Starting at the first line of the data, print each line verbatim up to and including the line bearing "both = [0.00, 11618.01, 2029.60, 393.89, 2680.09]", omitting pictures.

☆ ☆ ☆ ☆

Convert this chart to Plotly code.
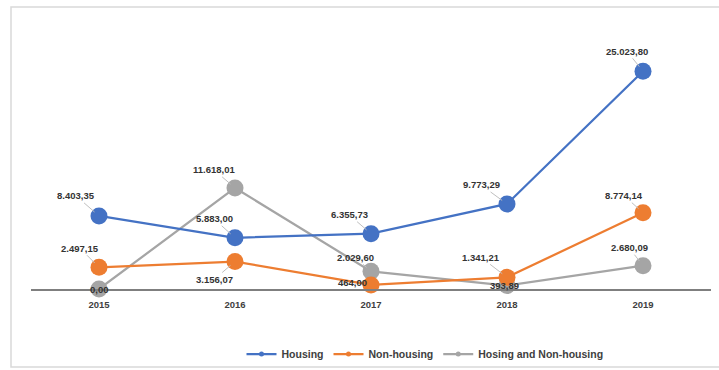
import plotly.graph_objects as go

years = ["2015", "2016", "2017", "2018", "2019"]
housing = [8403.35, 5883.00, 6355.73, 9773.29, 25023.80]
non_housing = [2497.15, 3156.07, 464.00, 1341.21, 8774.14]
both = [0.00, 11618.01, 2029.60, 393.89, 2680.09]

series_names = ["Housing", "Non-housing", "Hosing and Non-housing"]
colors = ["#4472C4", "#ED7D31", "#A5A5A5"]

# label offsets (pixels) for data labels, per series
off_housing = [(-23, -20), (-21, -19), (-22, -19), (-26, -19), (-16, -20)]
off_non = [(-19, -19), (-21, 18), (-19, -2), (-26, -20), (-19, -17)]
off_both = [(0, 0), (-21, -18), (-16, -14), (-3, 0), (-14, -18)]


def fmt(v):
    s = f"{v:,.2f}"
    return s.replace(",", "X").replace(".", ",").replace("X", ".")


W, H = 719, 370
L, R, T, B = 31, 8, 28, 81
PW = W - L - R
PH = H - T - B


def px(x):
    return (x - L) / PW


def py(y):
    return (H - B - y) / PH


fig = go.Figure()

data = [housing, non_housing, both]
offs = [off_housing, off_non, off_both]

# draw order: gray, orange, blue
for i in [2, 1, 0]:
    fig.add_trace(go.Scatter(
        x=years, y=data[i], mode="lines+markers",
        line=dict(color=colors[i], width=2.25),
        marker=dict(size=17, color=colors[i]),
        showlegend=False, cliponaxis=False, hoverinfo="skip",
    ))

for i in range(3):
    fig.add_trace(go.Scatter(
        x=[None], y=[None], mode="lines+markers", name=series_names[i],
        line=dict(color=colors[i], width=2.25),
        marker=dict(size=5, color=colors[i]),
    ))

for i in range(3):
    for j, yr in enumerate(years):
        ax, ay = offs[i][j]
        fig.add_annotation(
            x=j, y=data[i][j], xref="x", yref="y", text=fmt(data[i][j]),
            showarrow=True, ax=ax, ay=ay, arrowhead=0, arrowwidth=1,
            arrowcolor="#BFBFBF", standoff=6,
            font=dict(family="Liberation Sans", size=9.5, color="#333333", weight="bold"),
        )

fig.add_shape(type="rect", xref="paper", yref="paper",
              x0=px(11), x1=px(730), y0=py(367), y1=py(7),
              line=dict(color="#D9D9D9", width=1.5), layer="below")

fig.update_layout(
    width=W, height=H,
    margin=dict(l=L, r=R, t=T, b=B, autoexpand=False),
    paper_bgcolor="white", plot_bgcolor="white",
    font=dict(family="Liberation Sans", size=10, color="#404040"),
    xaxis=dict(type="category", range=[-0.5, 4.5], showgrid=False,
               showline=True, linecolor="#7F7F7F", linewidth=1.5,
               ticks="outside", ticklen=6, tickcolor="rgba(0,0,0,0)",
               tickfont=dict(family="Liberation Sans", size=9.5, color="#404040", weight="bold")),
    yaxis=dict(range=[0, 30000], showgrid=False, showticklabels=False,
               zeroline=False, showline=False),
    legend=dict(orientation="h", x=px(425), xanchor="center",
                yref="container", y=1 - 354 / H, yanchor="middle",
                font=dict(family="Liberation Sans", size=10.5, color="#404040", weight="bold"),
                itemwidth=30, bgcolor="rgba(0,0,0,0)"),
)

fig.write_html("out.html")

☆ ☆ ☆ ☆

■ **Solution below**:
Convert this chart to Plotly code.
import plotly.graph_objects as go

years = ["2015", "2016", "2017", "2018", "2019"]
housing = [8403.35, 5883.00, 6355.73, 9773.29, 25023.80]
non_housing = [2497.15, 3156.07, 464.00, 1341.21, 8774.14]
both = [0.00, 11618.01, 2029.60, 393.89, 2680.09]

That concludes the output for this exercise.